— WHAT YOU WILL DO —
Scan the entries below for the word "this". Copy each line that has it.

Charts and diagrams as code
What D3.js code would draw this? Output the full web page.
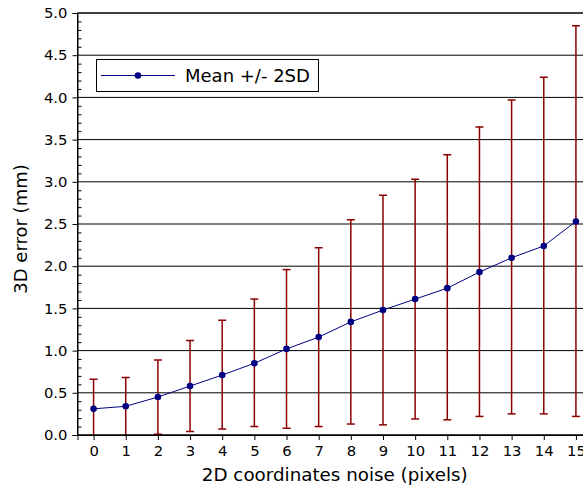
<!DOCTYPE html>
<html>
<head>
<meta charset="utf-8">
<script src="https://cdn.jsdelivr.net/npm/d3@7"></script>
<style>
  body { margin: 0; background: #fff; }
  svg { display: block; font-family: "DejaVu Sans", sans-serif; }
</style>
</head>
<body>
<svg id="chart" width="583" height="487"></svg>
<script>
// noise level (pixels)
const noise = [0, 1, 2, 3, 4, 5, 6, 7, 8, 9, 10, 11, 12, 13, 14, 15];
// mean 3D error (mm)
const meanErr = [0.31, 0.34, 0.45, 0.58, 0.71, 0.85, 1.02, 1.16, 1.34, 1.48, 1.61, 1.74, 1.93, 2.10, 2.24, 2.53];
// mean - 2SD and mean + 2SD
const lowErr = [-0.04, -0.01, 0.01, 0.04, 0.07, 0.10, 0.08, 0.10, 0.13, 0.12, 0.19, 0.18, 0.22, 0.25, 0.25, 0.22];
const highErr = [0.66, 0.68, 0.89, 1.12, 1.36, 1.61, 1.96, 2.22, 2.55, 2.84, 3.03, 3.32, 3.65, 3.97, 4.24, 4.85];
const yTicks = [0, 0.5, 1, 1.5, 2, 2.5, 3, 3.5, 4, 4.5, 5];

const margin = { left: 77.5, right: -9, top: 13, bottom: 52 };
const W = 583, H = 487;

const svg = d3.select("#chart");

const x = d3.scaleLinear()
    .domain([-0.5, 15.5])
    .range([margin.left, W - margin.right]);

const y = d3.scaleLinear()
    .domain([0, 5])
    .range([H - margin.bottom, margin.top]);

svg.append("defs").append("clipPath").attr("id", "plotclip")
  .append("rect")
    .attr("x", x.range()[0])
    .attr("y", y.range()[1])
    .attr("width", x.range()[1] - x.range()[0])
    .attr("height", y.range()[0] - y.range()[1]);

// horizontal grid
svg.append("g")
  .selectAll("line")
  .data(yTicks)
  .join("line")
    .attr("x1", x.range()[0])
    .attr("x2", x.range()[1])
    .attr("y1", d => y(d))
    .attr("y2", d => y(d))
    .attr("stroke", "#000")
    .attr("stroke-width", 1);

const plot = svg.append("g").attr("clip-path", "url(#plotclip)");

// error bars
const bars = plot.append("g").attr("stroke", "#8b0000").attr("stroke-width", 1.5);
bars.selectAll("line.bar")
  .data(noise)
  .join("line")
    .attr("class", "bar")
    .attr("x1", (d, i) => x(d))
    .attr("x2", (d, i) => x(d))
    .attr("y1", (d, i) => y(lowErr[i]))
    .attr("y2", (d, i) => y(highErr[i]));
bars.selectAll("line.caphi")
  .data(noise)
  .join("line")
    .attr("class", "caphi")
    .attr("x1", d => x(d) - 4)
    .attr("x2", d => x(d) + 4)
    .attr("y1", (d, i) => y(highErr[i]))
    .attr("y2", (d, i) => y(highErr[i]));
bars.selectAll("line.caplo")
  .data(noise)
  .join("line")
    .attr("class", "caplo")
    .attr("x1", d => x(d) - 4)
    .attr("x2", d => x(d) + 4)
    .attr("y1", (d, i) => y(lowErr[i]))
    .attr("y2", (d, i) => y(lowErr[i]));

// mean line
const line = d3.line()
    .x((d, i) => x(noise[i]))
    .y(d => y(d));

plot.append("path")
    .datum(meanErr)
    .attr("d", line)
    .attr("fill", "none")
    .attr("stroke", "#000080")
    .attr("stroke-width", 1);

plot.selectAll("circle")
  .data(meanErr)
  .join("circle")
    .attr("cx", (d, i) => x(noise[i]))
    .attr("cy", d => y(d))
    .attr("r", 3.3)
    .attr("fill", "#000080");

// frame
svg.append("rect")
    .attr("x", x.range()[0])
    .attr("y", y.range()[1])
    .attr("width", x.range()[1] - x.range()[0])
    .attr("height", y.range()[0] - y.range()[1])
    .attr("fill", "none")
    .attr("stroke", "#000")
    .attr("stroke-width", 1);

// y axis, major ticks outside, minor ticks inside
svg.append("g")
    .attr("transform", `translate(${x.range()[0]},0)`)
    .call(d3.axisLeft(y).tickValues(yTicks).tickFormat(d3.format(".1f")).tickSize(5).tickPadding(5));
const yMinor = d3.range(0, 50).map(d => d / 10).filter(d => Math.round(d * 10) % 5 != 0);
svg.append("g")
    .attr("transform", `translate(${x.range()[0]},0)`)
    .call(d3.axisLeft(y).tickValues(yMinor).tickFormat("").tickSize(-4))
    .call(g => g.select(".domain").remove());

// x axis
svg.append("g")
    .attr("transform", `translate(0,${y.range()[0]})`)
    .call(d3.axisBottom(x).tickValues(noise).tickFormat(d3.format("d")).tickSize(5).tickPadding(5.5));

svg.selectAll(".tick line").attr("stroke", "#000");
svg.selectAll(".domain").attr("stroke", "#000");
svg.selectAll(".tick text")
    .attr("font-family", "DejaVu Sans")
    .attr("font-size", 14.8)
    .attr("fill", "#000");

// axis titles
svg.append("text")
    .attr("x", (x.range()[0] + x.range()[1]) / 2)
    .attr("y", 481)
    .attr("text-anchor", "middle")
    .attr("font-size", 18.3)
    .text("2D coordinates noise (pixels)");

svg.append("text")
    .attr("transform", `translate(26.5,${(y.range()[0] + y.range()[1]) / 2 + 5}) rotate(-90)`)
    .attr("text-anchor", "middle")
    .attr("font-size", 18)
    .text("3D error (mm)");

// legend
const legend = svg.append("g");
legend.append("rect")
    .attr("x", 96.5).attr("y", 59.5)
    .attr("width", 222).attr("height", 32)
    .attr("fill", "#fff").attr("stroke", "#000");
legend.append("line")
    .attr("x1", 101).attr("x2", 175)
    .attr("y1", 75.5).attr("y2", 75.5)
    .attr("stroke", "#000080");
legend.append("circle")
    .attr("cx", 138).attr("cy", 75.5).attr("r", 3.3)
    .attr("fill", "#000080");
legend.append("text")
    .attr("x", 185).attr("y", 82)
    .attr("font-size", 18)
    .text("Mean +/- 2SD");
</script>
</body>
</html>
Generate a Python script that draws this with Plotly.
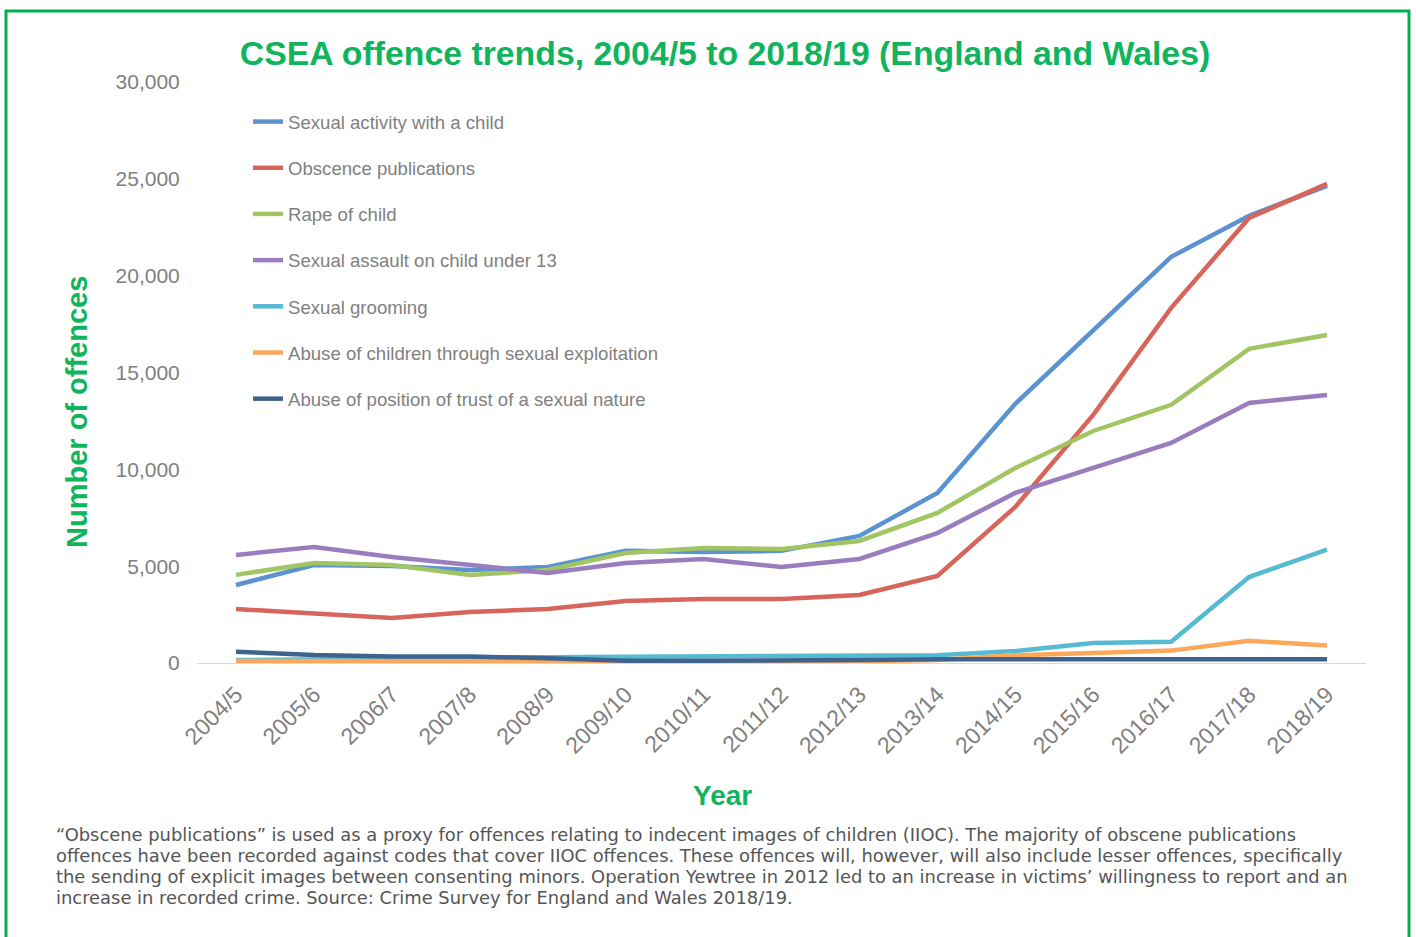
import plotly.graph_objects as go

years = ["2004/5", "2005/6", "2006/7", "2007/8", "2008/9", "2009/10", "2010/11",
         "2011/12", "2012/13", "2013/14", "2014/15", "2015/16", "2016/17", "2017/18", "2018/19"]

sexual_activity = [4030, 5060, 5010, 4800, 4960, 5790, 5730, 5790, 6560, 8780, 13380, 17200, 20970, 23090, 24640]
obscene_pubs = [2790, 2580, 2320, 2630, 2790, 3200, 3300, 3300, 3510, 4490, 8060, 12810, 18340, 22980, 24740]
rape_child = [4550, 5160, 5060, 4550, 4800, 5680, 5940, 5890, 6300, 7750, 10070, 11980, 13330, 16220, 16940]
assault_u13 = [5580, 5990, 5470, 5060, 4650, 5160, 5370, 4960, 5370, 6710, 8780, 10070, 11360, 13430, 13840]
grooming = [150, 200, 250, 280, 300, 320, 330, 330, 340, 400, 620, 1030, 1100, 4440, 5860]
exploitation = [100, 100, 90, 90, 90, 80, 80, 80, 90, 150, 400, 520, 640, 1150, 900]
position_trust = [580, 410, 330, 330, 250, 120, 120, 120, 150, 200, 200, 200, 200, 200, 200]

series_names = ["Sexual activity with a child", "Obscence publications", "Rape of child",
                "Sexual assault on child under 13", "Sexual grooming",
                "Abuse of children through sexual exploitation",
                "Abuse of position of trust of a sexual nature"]
series_values = [sexual_activity, obscene_pubs, rape_child, assault_u13, grooming,
                 exploitation, position_trust]
colors = ["#5B93D0", "#D7655C", "#A2C563", "#9A7DBE", "#55BAD2", "#FDA75A", "#3E638F"]

footnote_lines = [
    "“Obscene publications” is used as a proxy for offences relating to indecent images of children (IIOC). The majority of obscene publications",
    "offences have been recorded against codes that cover IIOC offences. These offences will, however, will also include lesser offences, specifically",
    "the sending of explicit images between consenting minors. Operation Yewtree in 2012 led to an increase in victims’ willingness to report and an",
    "increase in recorded crime. Source: Crime Survey for England and Wales 2018/19.",
]

GREEN = "#10B45C"
fig = go.Figure()
for name, vals, col in zip(series_names, series_values, colors):
    fig.add_trace(go.Scatter(x=years, y=vals, name=name, mode="lines",
                             legendgroup=name,
                             line=dict(color=col, width=4.5)))

L, R, T, B = 197, 50, 82, 274
W, H = 1416, 937
pw, ph = W - L - R, H - T - B

def px(x):
    return (x - L) / pw

def py(y):
    return (H - B - y) / ph

annotations = [
    dict(text="<b>Number of offences</b>", x=px(77), y=py(412), xref="paper", yref="paper",
         textangle=-90, showarrow=False, xanchor="center", yanchor="middle",
         font=dict(size=29, color=GREEN)),
    dict(text="<b>Year</b>", x=px(722), y=py(795), xref="paper", yref="paper",
         showarrow=False, xanchor="center", yanchor="middle",
         font=dict(size=28, color=GREEN)),
]
for i, line in enumerate(footnote_lines):
    annotations.append(dict(text=line, x=px(54), y=py(834 + i * 21.3), xref="paper", yref="paper",
                            showarrow=False, xanchor="left", yanchor="middle", align="left",
                            font=dict(size=17.9, color="#555555",
                                      family="DejaVu Sans, Verdana, sans-serif")))

fig.update_layout(
    width=W, height=H,
    margin=dict(l=L, r=R, t=T, b=B),
    paper_bgcolor="white", plot_bgcolor="white",
    font=dict(family="Liberation Sans, Arial, sans-serif", color="#7F7F7F"),
    title=dict(text="<b>CSEA offence trends, 2004/5 to 2018/19 (England and Wales)</b>",
               x=725 / W, xanchor="center", y=1 - 53 / H, yanchor="middle",
               font=dict(size=33.8, color=GREEN, family="Liberation Sans, Arial, sans-serif")),
    showlegend=True,
    legend=dict(x=px(248), y=py(103), xanchor="left", yanchor="top",
                bgcolor="rgba(0,0,0,0)", font=dict(size=18.6, color="#7F7F7F"),
                tracegroupgap=19, itemwidth=30),
    xaxis=dict(type="category", range=[-0.5, 14.5], tickangle=-45,
               tickfont=dict(size=23, color="#7F7F7F"),
               showgrid=False, showline=True, linecolor="#D9D9D9", linewidth=1,
               ticks="outside", ticklen=8, tickcolor="rgba(0,0,0,0)", zeroline=False),
    yaxis=dict(range=[0, 30000], dtick=5000, tickformat=",", showgrid=False,
               zeroline=False, showline=False, ticks="outside", ticklen=12,
               tickcolor="rgba(0,0,0,0)",
               tickfont=dict(size=21, color="#7F7F7F")),
    annotations=annotations,
    shapes=[
        dict(type="rect", xref="paper", yref="paper",
             x0=px(6), x1=px(1409), y0=py(960), y1=py(11),
             line=dict(color="#00B050", width=3), fillcolor="rgba(0,0,0,0)", layer="below"),
    ],
)

fig.write_html("out.html")
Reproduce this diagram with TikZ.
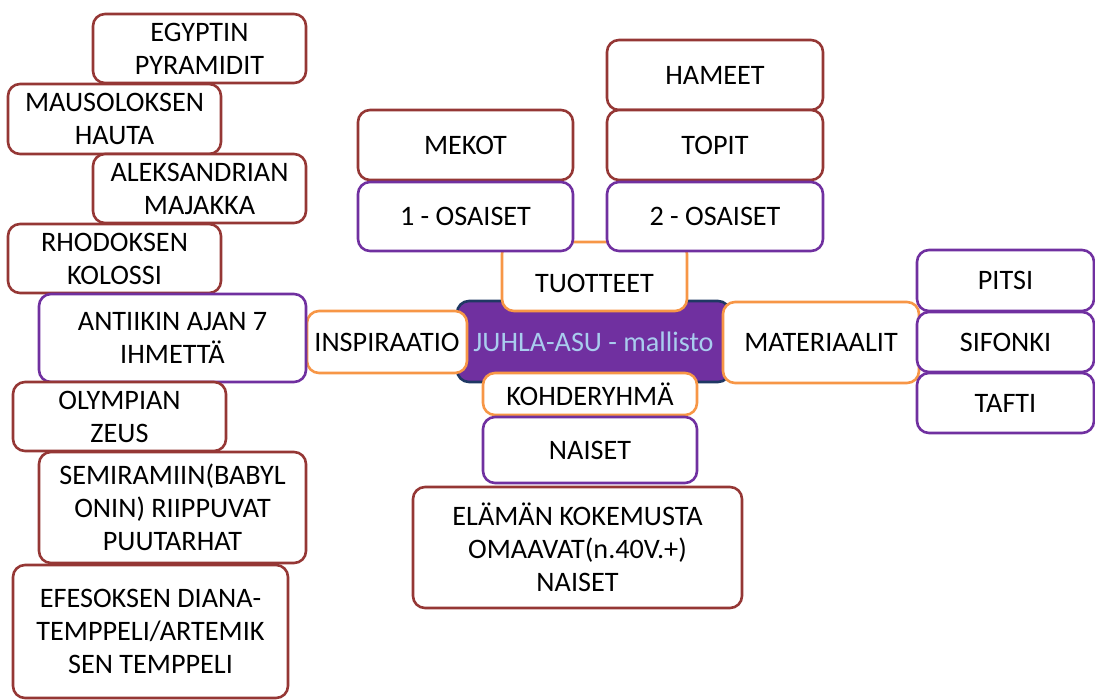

— WRITTEN RESPONSE —
What D3.js code would draw this? Output the full web page.
Generate a Python script that draws this with Plotly.
Reproduce this diagram with TikZ.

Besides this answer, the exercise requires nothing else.